Caos a Tripoli, perché il nuovo premier non può insediarsi
ATripoli domina da oltre tre giorni un violento caos armato, accompagnato dal timore che si approfondiscano le divisioni interne destinate a facilitare le bande criminali e le infiltrazioni di Isis. Causa prima della destabilizzazione è la prospettiva dell’arrivo nella capitale libica, dalla Tunisia, di Fayez Serraj, il premier del gabinetto di unità nazionale sostenuto da larga parte della comunità internazionale (con l’Italia in testa) e in particolare da Martin Kobler, il diplomatico tedesco designato dall’Onu per tentare di unificare le fazioni libiche.
«Nella capitale è guerra civile strisciante», confermano al Corriere fonti giornalistiche locali. La situazione è degenerata domenica, quando la notizia del prossimo atterraggio di Serraj, da un aereo della Libyan Airlines in arrivo da Sfax, ha innescato una serie di scontri a fuoco tra sostenitori e oppositori. In particolare, le milizie legate al premier locale, Khalifa al Ghwell, hanno preso posizione vicino all’aeroporto di Mitiga determinate a sparare contro l’aereo. Tra i più determinati anche Salah Badi, capo milizia senza scrupoli che due anni fa si dimostrò pronto a distruggere l’aeroporto internazionale di Tripoli pur di non lasciarlo al controllo della milizia di Zintan. Pare dunque che il volo di Serraj fosse già entrato nello spazio aereo tripolino quando i piloti hanno optato per tornare indietro. L’opinione più diffusa è che al momento siano le potenti milizie legate alla municipalità di Misurata a parteggiare per Serraj. Con loro sarebbe schierato anche Hakim Bellaj, uomo forte del fronte islamico moderato che ebbe un ruolo centrale nella battaglia contro Gheddafi nel 2011. Lo scontro si sta allargando al centro della città.

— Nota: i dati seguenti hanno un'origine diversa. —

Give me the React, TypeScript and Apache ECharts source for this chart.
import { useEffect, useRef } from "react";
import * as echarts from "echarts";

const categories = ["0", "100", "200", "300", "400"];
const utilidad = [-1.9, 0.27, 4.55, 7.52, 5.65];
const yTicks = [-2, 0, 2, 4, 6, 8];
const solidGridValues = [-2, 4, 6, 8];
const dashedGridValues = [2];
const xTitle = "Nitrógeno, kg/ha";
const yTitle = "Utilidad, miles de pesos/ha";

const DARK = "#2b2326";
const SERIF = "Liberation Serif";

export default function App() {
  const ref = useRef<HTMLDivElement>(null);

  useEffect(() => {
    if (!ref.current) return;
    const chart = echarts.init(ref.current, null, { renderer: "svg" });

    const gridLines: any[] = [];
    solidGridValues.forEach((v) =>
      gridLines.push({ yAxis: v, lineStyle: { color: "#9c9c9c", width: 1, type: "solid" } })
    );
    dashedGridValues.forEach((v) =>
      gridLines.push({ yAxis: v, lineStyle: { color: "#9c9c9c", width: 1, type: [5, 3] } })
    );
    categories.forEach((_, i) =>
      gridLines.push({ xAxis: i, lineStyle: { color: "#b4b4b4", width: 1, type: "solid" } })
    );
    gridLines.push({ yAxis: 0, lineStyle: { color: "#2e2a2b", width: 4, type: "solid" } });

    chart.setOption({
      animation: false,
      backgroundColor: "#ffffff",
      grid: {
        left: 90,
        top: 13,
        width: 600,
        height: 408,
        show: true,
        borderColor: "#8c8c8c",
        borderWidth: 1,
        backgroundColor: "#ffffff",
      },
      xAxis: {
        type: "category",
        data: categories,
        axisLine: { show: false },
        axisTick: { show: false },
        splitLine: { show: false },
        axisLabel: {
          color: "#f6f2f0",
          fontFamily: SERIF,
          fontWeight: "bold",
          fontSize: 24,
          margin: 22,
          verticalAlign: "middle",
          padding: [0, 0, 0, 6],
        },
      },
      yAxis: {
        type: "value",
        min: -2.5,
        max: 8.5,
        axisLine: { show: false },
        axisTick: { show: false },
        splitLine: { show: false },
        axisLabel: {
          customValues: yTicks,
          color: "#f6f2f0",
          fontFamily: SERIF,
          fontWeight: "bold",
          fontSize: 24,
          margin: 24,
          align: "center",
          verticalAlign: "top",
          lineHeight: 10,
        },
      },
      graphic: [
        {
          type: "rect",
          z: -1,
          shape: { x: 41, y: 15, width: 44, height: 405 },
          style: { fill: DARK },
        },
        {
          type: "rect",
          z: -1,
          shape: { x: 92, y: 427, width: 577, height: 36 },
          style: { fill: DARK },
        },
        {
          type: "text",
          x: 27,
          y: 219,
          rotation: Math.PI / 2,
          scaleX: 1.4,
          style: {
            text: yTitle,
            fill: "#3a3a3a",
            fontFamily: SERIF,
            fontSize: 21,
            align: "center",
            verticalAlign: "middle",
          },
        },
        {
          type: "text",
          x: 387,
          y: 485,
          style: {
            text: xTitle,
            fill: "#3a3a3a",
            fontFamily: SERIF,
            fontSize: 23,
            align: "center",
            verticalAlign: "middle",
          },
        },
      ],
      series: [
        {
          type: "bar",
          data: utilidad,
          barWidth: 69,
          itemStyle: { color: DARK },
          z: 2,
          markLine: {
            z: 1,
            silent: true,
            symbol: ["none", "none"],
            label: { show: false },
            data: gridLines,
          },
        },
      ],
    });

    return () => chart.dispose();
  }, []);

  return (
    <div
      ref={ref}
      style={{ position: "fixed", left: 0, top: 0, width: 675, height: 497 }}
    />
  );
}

Ieri sono stati segnalati spari sul lungomare tra l’hotel Bab al Bahar, utilizzato dai fedeli di al Ghwell, e lo Abu Leila, dove si sono attestati i loro oppositori. Conseguenza più grave della tensione è l’affievolirsi del monitoraggio da parte delle autorità locali contro le colonne di Isis. A ciò si aggiunge la totale libertà in cui si ritrovano ad operare le bande di scafisti decise ad aumentare il traffico di migranti verso le coste italiane.